Rating:  Summary: There's gotta be a better way to spend $13.98 Review: I kept working my way through this book, bored silly, hoping that Thomas Harris would redeem himself by coming up with a finale worthy of the excellent "Silence" and "Red Dragon." So what happens? The worst ending to a book... ever! Consider this a warning: don't waste your money. Spend it on beer, instead. Even if you get sick, it's still be a better experience than "Hannibal."

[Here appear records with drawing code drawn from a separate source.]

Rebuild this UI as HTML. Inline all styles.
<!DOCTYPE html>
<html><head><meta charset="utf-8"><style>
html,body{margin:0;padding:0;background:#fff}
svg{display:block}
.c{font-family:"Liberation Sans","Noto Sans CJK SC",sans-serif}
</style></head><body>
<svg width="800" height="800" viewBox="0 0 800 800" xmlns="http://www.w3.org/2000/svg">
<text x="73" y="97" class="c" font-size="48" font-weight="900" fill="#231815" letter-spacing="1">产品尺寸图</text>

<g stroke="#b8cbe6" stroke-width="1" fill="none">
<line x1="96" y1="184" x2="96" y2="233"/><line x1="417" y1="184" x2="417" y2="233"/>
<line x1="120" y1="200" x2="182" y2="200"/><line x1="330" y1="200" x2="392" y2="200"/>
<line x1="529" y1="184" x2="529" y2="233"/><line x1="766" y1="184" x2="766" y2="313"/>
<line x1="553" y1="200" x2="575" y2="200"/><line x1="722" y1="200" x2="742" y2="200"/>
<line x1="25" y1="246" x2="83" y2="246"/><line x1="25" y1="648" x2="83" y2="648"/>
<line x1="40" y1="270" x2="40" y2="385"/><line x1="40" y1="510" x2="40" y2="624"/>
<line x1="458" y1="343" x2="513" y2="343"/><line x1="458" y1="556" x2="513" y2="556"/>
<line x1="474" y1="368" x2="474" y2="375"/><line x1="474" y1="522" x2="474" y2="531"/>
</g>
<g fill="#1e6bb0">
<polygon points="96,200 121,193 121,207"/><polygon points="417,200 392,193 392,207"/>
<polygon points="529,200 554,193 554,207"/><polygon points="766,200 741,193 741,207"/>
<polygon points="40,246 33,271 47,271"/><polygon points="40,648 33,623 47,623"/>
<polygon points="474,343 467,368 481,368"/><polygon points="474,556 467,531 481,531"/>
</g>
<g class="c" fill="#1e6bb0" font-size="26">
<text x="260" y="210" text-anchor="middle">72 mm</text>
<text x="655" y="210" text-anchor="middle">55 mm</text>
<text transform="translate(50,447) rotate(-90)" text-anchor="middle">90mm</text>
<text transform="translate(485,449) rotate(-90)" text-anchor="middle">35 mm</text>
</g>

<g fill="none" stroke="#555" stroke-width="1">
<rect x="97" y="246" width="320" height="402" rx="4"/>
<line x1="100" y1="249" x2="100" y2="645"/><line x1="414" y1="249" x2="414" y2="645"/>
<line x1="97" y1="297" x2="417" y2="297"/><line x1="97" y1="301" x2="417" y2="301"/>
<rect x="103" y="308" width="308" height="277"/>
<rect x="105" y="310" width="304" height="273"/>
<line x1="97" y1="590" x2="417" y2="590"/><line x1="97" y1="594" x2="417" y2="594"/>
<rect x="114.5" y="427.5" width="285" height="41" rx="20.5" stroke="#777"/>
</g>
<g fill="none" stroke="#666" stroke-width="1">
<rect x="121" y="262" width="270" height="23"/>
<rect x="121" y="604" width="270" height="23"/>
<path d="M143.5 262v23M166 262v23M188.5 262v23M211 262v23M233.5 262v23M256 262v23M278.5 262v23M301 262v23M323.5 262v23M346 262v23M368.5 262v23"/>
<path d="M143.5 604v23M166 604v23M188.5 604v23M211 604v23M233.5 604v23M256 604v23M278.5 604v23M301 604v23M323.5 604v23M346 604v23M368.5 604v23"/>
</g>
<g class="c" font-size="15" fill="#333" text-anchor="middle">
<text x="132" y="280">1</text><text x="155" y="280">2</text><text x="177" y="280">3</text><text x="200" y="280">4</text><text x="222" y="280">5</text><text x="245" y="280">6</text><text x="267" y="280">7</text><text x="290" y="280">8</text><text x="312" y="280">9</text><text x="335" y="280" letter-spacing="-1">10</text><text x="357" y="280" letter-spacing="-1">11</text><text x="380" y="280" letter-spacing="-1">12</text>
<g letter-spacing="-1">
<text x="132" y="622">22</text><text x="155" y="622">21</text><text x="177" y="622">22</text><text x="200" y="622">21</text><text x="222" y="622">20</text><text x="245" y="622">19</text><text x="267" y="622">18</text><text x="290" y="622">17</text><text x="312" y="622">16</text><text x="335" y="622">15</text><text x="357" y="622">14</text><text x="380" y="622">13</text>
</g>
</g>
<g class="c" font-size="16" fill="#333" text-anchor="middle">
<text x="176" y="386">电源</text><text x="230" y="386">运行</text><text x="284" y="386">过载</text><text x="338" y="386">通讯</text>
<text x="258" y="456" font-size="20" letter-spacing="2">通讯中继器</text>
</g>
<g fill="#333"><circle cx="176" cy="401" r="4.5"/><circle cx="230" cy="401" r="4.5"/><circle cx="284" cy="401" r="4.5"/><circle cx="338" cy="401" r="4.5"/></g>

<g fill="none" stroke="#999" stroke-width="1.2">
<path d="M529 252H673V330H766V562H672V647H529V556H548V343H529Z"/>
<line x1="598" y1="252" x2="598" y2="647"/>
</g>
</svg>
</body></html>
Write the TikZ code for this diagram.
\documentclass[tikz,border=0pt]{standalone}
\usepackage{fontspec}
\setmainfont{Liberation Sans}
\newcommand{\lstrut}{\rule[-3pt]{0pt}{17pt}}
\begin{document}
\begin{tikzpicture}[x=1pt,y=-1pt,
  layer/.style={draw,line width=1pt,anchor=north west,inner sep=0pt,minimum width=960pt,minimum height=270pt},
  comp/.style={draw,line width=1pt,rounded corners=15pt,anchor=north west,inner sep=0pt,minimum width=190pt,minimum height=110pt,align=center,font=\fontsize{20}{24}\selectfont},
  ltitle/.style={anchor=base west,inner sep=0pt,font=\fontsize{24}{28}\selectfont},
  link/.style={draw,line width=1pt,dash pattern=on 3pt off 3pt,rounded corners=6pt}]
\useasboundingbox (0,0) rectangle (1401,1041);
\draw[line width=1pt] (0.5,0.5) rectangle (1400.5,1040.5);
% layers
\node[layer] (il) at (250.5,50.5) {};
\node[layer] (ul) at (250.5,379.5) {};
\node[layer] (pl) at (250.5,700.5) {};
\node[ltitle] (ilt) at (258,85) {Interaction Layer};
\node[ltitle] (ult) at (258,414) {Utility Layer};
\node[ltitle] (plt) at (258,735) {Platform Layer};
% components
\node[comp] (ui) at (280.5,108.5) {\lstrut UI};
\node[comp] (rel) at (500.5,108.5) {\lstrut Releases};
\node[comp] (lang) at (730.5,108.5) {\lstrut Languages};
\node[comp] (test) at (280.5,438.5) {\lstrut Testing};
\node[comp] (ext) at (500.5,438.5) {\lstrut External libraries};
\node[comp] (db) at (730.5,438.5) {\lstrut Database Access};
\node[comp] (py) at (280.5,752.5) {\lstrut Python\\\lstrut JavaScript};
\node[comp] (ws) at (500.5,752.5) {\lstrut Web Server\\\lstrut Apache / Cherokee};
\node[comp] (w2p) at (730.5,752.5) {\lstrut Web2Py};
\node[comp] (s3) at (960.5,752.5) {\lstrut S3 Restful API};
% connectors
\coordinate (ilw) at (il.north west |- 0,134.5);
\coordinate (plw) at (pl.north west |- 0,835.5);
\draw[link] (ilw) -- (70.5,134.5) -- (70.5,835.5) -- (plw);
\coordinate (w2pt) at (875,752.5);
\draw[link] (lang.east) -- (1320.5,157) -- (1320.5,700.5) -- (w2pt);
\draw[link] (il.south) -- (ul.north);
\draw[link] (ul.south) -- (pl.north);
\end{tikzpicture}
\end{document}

Rating:  Summary: A sequel that would never live up to Silence of the Lambs Review: Despite a rather turgid beginning, I found this story both gripping and engrossing. However, a rather ludicrous finale meant that my enjoyment was cut in half. Harris has succeeded in delving deeper into Hannibal's psyche, a point that I find truly fascinating. The inclusion of Clarice adds the edge that always lived in the first book, and I find Harris uses her character very well, almost preparing both Starling and Hannibal for their inevitable "showdown", if it can be called that. The use of breathtaking literary illustrations, sweeping between the cultural and beautiful streets of Florence, through to the horror and black humour of a man having his brain sliced and eaten, is extremely effective, and Harris wins at bring ing the reader closer into Hannibal's world. Despite the strengths of the book, the weaknesses are just as apparent. Lacklustre "villains" and pointless red herrings haunt the pages, and whilst it makes a darn good yarn, it never really ventures above that status; never gripping the reader, or, rather, never gripping me beyond "do I really want to turn the page?". I found it a long, sometimes fantastic, sometimes tedious story. Although, throughout my reading of it, I couldn't help but read it with Anthony Hopkins' voice in my mind, and I think that's a good thing, his slithering, calculating tongue dominating what could have been a dated thriller. It's not dated, although it only just scrapes past that pitfall.